As a young black women who grew up in the 90s, I always associated nail art with my race and gender. Nail art in its most basic and complicated forms has been a part of various cultures across the globe for many years, but during this decade, extravagant nail art held a negative cache that has only recently been lifted as unique designs have spread across race and class. Its prominence in the black community was so prevalent that it is difficult to associate it with any other community than the one I grew up in as a child.
Nail art to me is sitting in my hairdresser’s chair on a long Saturday afternoon and watching the women from various neighborhoods on the West Side and the surrounding suburbs get their tips fixed. I can still see them now as they rush in and out of the beauty shop, able to get something done in what seemed like a matter of moments. Nail art is Halle Berry in B.A.P.S.
Nail art is learning what it means to be presentable as a young black woman. The 90s were a time of great prosperity for the black community, but the lingering negative effects till ruminate in my mind. To be accepted by the mainstream meant abandoning my love of nail art. Like relaxed hair, clean and presentable nails became a symbol of adversing from a lower-class status. You don’t want to look like them, I often heard.
“Them” meant a lot of things, a stereotype being the most obvious. The environments we grow up in and the pop culture we consume have a way of shaping our identities long after we’ve grown from publicly believing in stereotypes. I present an open and caring demeanor to the people around me, but I can also acknowledge that I have internalized a disdain for representations of black culture that are not middle class or better. The words “trashy” or “ghetto” were not ones I use to describe the people around me, but my decisions – from music to fashion to nail design – were predicated on trying to not be those things.
Since then, nail art has transitioned from its negative 90s connotations into a celebrated method of self-decoration. Numerous beauty and fashion websites feature slideshows and DIY tutorials for those interested in exploring the trend. Earlier this year, BuzzFeed published an article by Hillary Reinsberg about the sudden popularity of nail art, briefly touching on its “origins” in the black community. In the article, the writer interviewed beauty editors and fashion critics. She wrote:
When it comes to beauty treatments commonly practiced by black women at home, it is more understandable that lots of white women don’t know about them. But when it comes to nails? As Mangum puts it, black women have long embraced rhinestones and lots of other nail “bedazzlement” for years.

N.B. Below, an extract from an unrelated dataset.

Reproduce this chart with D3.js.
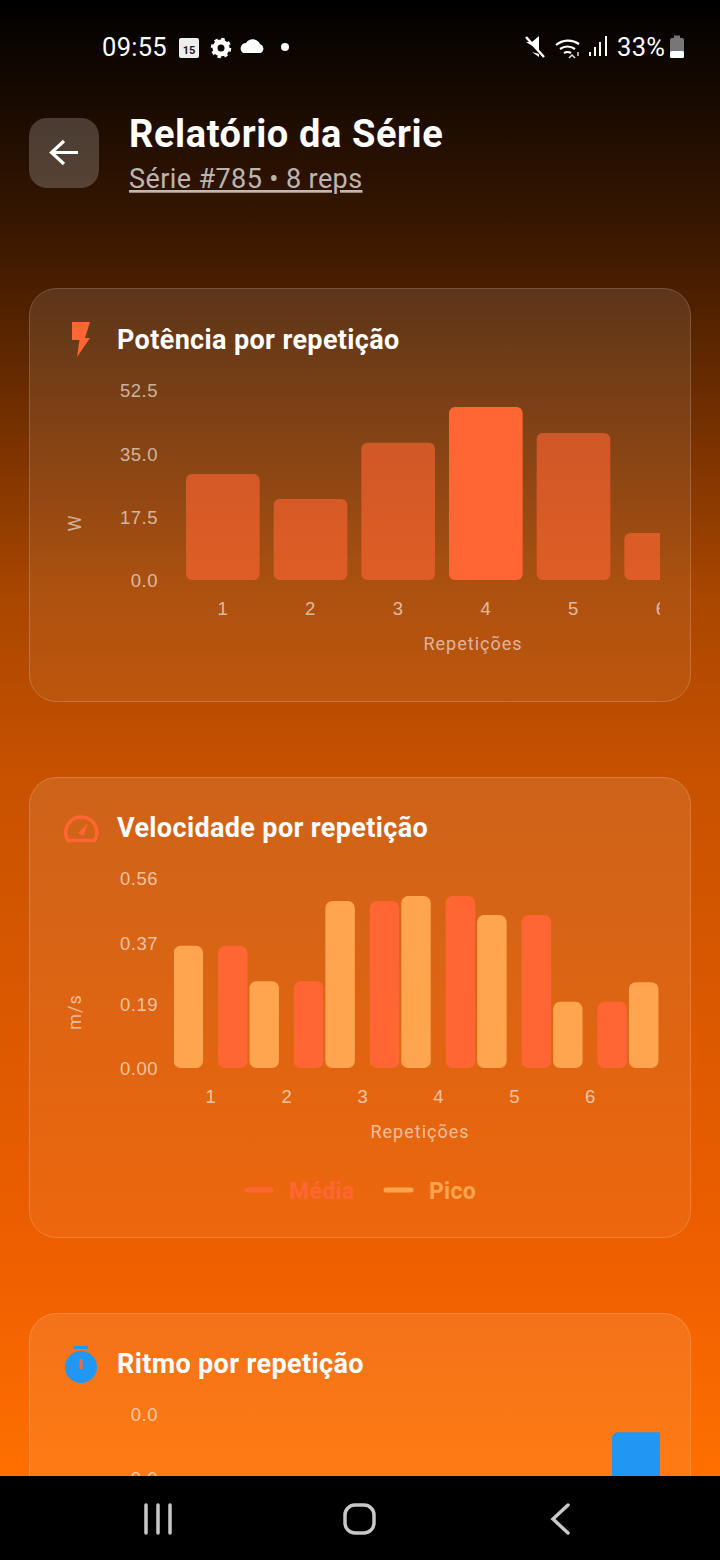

Although the article was a good starting point to the discussion, nail art, like many other trends, is a subject worthy of exploration from a variety of different angles. And in the end, this is not a story about who claims what, but about how what we claim (or don’t claim) can affect our opinions on the world around us for far longer than we anticipate.
Was it inevitable for nail art to “transition” from the black community to the “mainstream” like many other forms of popular culture such as rap? Or is the popularity of nail art more complicated and nuanced? For myself at least, loving intricate nail art designs on myself and others has only come after acknowledging and growing past internalized hatred of things deemed a negative part of my culture. That this came at the same time as the practice’s rise in popular culture is merely a coincidence. My love of nail art grew in much the same way as my love of many other things (music, fashion, literature) developed. It was gradual, unforced, and representative of a pervasive curiosity. Growing older has meant understanding the ways in which I function within and am subject to the ways of the world around me.